The refutation is that climate responds to forcing mechanisms. The climate doesn't care if those forcing mechanisms are natural or are the result of human activities - which in the current case is the injection of heat-trapping gases into the atmosphere through the burning of fossil fuels. When you inject heat-trapping gases into the atmosphere, they trap heat. Natural factors, like the aforementioned sun, cannot explain the recent, rapid increase in global average temperatures.
It's a logical fallacy to argue that because past climate change episodes had natural causes, then the current bout of climate change must have natural causes. It's like arguing that since lightning can cause forest fires, all forest fires are caused by lightning.
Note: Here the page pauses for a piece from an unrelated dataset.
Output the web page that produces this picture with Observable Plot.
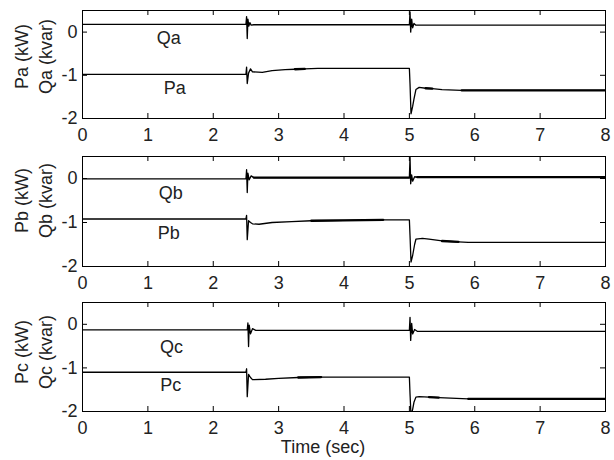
<!DOCTYPE html>
<html>
<head>
<meta charset="utf-8">
<script src="https://cdn.jsdelivr.net/npm/d3@7"></script>
<script src="https://cdn.jsdelivr.net/npm/@observablehq/plot@0.6"></script>
<style>
  body { margin: 0; background: #fff; }
  #chart { width: 614px; }
  #chart svg { display: block; }
</style>
</head>
<body>
<div id="chart"></div>
<script>
// ---- axis ticks ----
const xTicks = [0, 1, 2, 3, 4, 5, 6, 7, 8];
const yTicks = [-2, -1, 0];
const xLabel = "Time (sec)";

// ---- phase a ----
const tQa = [0, 2.5, 2.51, 2.52, 2.53, 2.545, 2.56, 2.58, 2.62, 5.0, 5.01, 5.02, 5.035, 5.05, 5.07, 5.1, 8];
const Qa  = [0.18, 0.18, 0.36, -0.15, 0.3, 0.14, 0.22, 0.16, 0.17, 0.17, 0.47, 0.0, 0.3, 0.1, 0.2, 0.16, 0.16];
const tPa = [0, 2.5, 2.51, 2.52, 2.54, 2.57, 2.6, 2.75, 2.9, 3.1, 3.25, 3.4, 3.6, 4.0, 5.0, 5.01, 5.025, 5.05, 5.07, 5.1, 5.15, 5.25, 5.35, 5.5, 5.8, 8];
const Pa  = [-0.98, -0.98, -0.81, -1.19, -0.95, -0.85, -0.92, -0.93, -0.89, -0.87, -0.86, -0.85, -0.84, -0.84, -0.84, -1.2, -1.89, -1.72, -1.55, -1.33, -1.28, -1.3, -1.31, -1.33, -1.35, -1.35];
const thickPa = [[3.25, 3.4], [5.25, 5.35], [5.8, 8]];
const thickQa = [];
const curveNamesA = ["Qa", "Pa"];
const curveXA = [1.32, 1.41];
const curveYA = [-0.15, -1.31];
const yLabelA = "Pa (kW)\nQa (kvar)";

// ---- phase b ----
const tQb = [0, 2.5, 2.51, 2.52, 2.53, 2.55, 2.58, 2.62, 5.0, 5.01, 5.02, 5.035, 5.05, 5.08, 5.12, 8];
const Qb  = [-0.01, -0.01, 0.2, -0.32, 0.12, -0.03, 0.06, 0.02, 0.02, 0.48, -0.12, 0.08, -0.06, 0.04, 0.03, 0.03];
const tPb = [0, 2.5, 2.51, 2.52, 2.54, 2.57, 2.6, 2.7, 2.9, 3.2, 3.5, 4.0, 4.6, 5.0, 5.01, 5.025, 5.05, 5.08, 5.1, 5.2, 5.3, 5.5, 5.75, 5.9, 8];
const Pb  = [-0.92, -0.92, -0.84, -1.39, -0.96, -1.0, -1.03, -1.04, -1.0, -0.98, -0.96, -0.95, -0.94, -0.94, -1.3, -1.9, -1.75, -1.5, -1.38, -1.36, -1.38, -1.42, -1.44, -1.45, -1.45];
const thickQb = [[2.62, 5.0], [5.12, 8]];
const thickPb = [[3.5, 4.6], [5.5, 5.75]];
const curveNamesB = ["Qb", "Pb"];
const curveXB = [1.35, 1.32];
const curveYB = [-0.34, -1.25];
const yLabelB = "Pb (kW)\nQb (kvar)";

// ---- phase c ----
const tQc = [0, 2.52, 2.53, 2.54, 2.55, 2.57, 2.6, 2.65, 5.0, 5.01, 5.02, 5.035, 5.05, 5.08, 5.12, 8];
const Qc  = [-0.13, -0.13, 0.03, -0.51, -0.02, -0.22, -0.1, -0.14, -0.14, 0.16, -0.37, 0.02, -0.22, -0.12, -0.16, -0.16];
const tPc = [0, 2.5, 2.51, 2.52, 2.54, 2.57, 2.6, 2.8, 3.0, 3.3, 3.65, 4.0, 5.0, 5.01, 5.025, 5.05, 5.07, 5.1, 5.15, 5.3, 5.45, 5.9, 8];
const Pc  = [-1.10, -1.10, -1.02, -1.66, -1.15, -1.22, -1.27, -1.26, -1.24, -1.22, -1.21, -1.21, -1.21, -1.6, -2.1, -1.95, -1.79, -1.67, -1.66, -1.67, -1.68, -1.71, -1.71];
const thickQc = [];
const thickPc = [[3.3, 3.65], [5.3, 5.45], [5.9, 8]];
const curveNamesC = ["Qc", "Pc"];
const curveXC = [1.36, 1.35];
const curveYC = [-0.52, -1.40];
const yLabelC = "Pc (kW)\nQc (kvar)";

// ---- layout ----
const W = 614, ML = 82, MR = 9;
const FONT = "'Liberation Sans', Arial, Helvetica, sans-serif";
const FS = 18;
const TXT = "#222";

function rows(t, v) { return t.map((ti, i) => ({t: ti, v: v[i]})); }
function thickMarks(data, ranges) {
  return ranges.map(([a, b]) => Plot.line(data.filter(d => d.t >= a && d.t <= b),
    {x: "t", y: "v", stroke: "#000", strokeWidth: 2.3, clip: true}));
}

function panel(cfg) {
  const {height, marginTop, marginBottom, series, names, nx, ny, ylab, ylabDy, showXLabel} = cfg;
  const plotH = height - marginTop - marginBottom;
  const plotW = W - ML - MR;
  const marks = [];
  for (const s of series) {
    const d = rows(s.t, s.v);
    marks.push(Plot.line(d, {x: "t", y: "v", stroke: "#000", strokeWidth: 1.3, clip: true}));
    marks.push(...thickMarks(d, s.thick));
  }
  marks.push(
    Plot.frame({stroke: "#000", strokeWidth: 1}),
    Plot.tickX(xTicks, {x: d => d, stroke: "#000", insetTop: plotH - 5}),
    Plot.tickX(xTicks, {x: d => d, stroke: "#000", insetBottom: plotH - 5}),
    Plot.tickY(yTicks, {y: d => d, stroke: "#000", insetRight: plotW - 5}),
    Plot.tickY(yTicks, {y: d => d, stroke: "#000", insetLeft: plotW - 5}),
    Plot.axisX(xTicks, {anchor: "bottom", tickSize: 0, tickPadding: 10, fontSize: FS, fill: TXT, label: null}),
    Plot.axisY(yTicks, {anchor: "left", tickSize: 0, tickPadding: 5, fontSize: FS, fill: TXT, label: null, tickFormat: d => d === 0 ? "0" : String(d).replace("−", "-")}),
    Plot.text(names.map((n, i) => ({n, x: nx[i], y: ny[i]})),
      {x: "x", y: "y", text: "n", fontSize: FS, fill: TXT}),
    Plot.text([ylab], {frameAnchor: "left", rotate: -90, dx: -50, dy: ylabDy, lineHeight: 1.3, fontSize: FS, fill: TXT, textAnchor: "middle"})
  );
  if (showXLabel) {
    marks.push(Plot.text([xLabel], {frameAnchor: "bottom", lineAnchor: "top", dy: 29, dx: -21, fontSize: FS, fill: TXT}));
  }
  return Plot.plot({
    width: W, height, marginTop, marginBottom, marginLeft: ML, marginRight: MR,
    x: {domain: [0, 8]},
    y: {domain: [-2, 0.5]},
    style: {fontFamily: FONT, fontSize: FS + "px", background: "#fff", color: "#000"},
    marks
  });
}

const chart = document.getElementById("chart");
chart.append(panel({
  height: 146, marginTop: 10, marginBottom: 28,
  series: [{t: tQa, v: Qa, thick: thickQa}, {t: tPa, v: Pa, thick: thickPa}],
  names: curveNamesA, nx: curveXA, ny: curveYA, ylab: yLabelA, ylabDy: -8
}));
chart.append(panel({
  height: 146, marginTop: 10, marginBottom: 26,
  series: [{t: tQb, v: Qb, thick: thickQb}, {t: tPb, v: Pb, thick: thickPb}],
  names: curveNamesB, nx: curveXB, ny: curveYB, ylab: yLabelB, ylabDy: -11
}));
chart.append(panel({
  height: 168, marginTop: 10, marginBottom: 49,
  series: [{t: tQc, v: Qc, thick: thickQc}, {t: tPc, v: Pc, thick: thickPc}],
  names: curveNamesC, nx: curveXC, ny: curveYC, ylab: yLabelC, ylabDy: -5, showXLabel: true
}));
</script>
</body>
</html>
No. 3 on Skeptical Science's list of specious arguments is that "there is no scientific consensus." Johnson trotted that one out too, insisting that global warming is "not proven by any stretch of the imagination."
Johnson didn't quantify precisely what he meant. Maybe he didn't know. What he should know is that scientists arrive at conclusions through a laborious process of testing alternative explanations for a phenomenon, through a process of gathering evidence and logical reasoning as to what the evidence means. They argue with each other during that process - a lot, as a matter of fact - but a point arrives at which one explanation for a phenomenon has survived the gauntlet of testing and has stood up to scrutiny better than the others.
A 2009 study asked 3,146 earth scientists whether they thought human activity is a significant contributing factor for the rise in global temperatures. Of the scientists who are not climate experts and have not published climate research results, 77 percent said "yes." Of the scientists who do climate research and publish their results, "yes" drew 97.5 percent. The study concluded: "It seems that the debate on the authenticity of global warming and the role played by human activity is largely non-existent among those who understand the nuances and scientific basis of long-term climate processes."
That explanation - the consensus, if you like - is not enshrined on golden tablets forever. If other scientists have an idea for a better explanation, they're welcome to put it to the test, but it won't get a free pass, no matter how politically correct it might be among the Ron Johnsons of the world.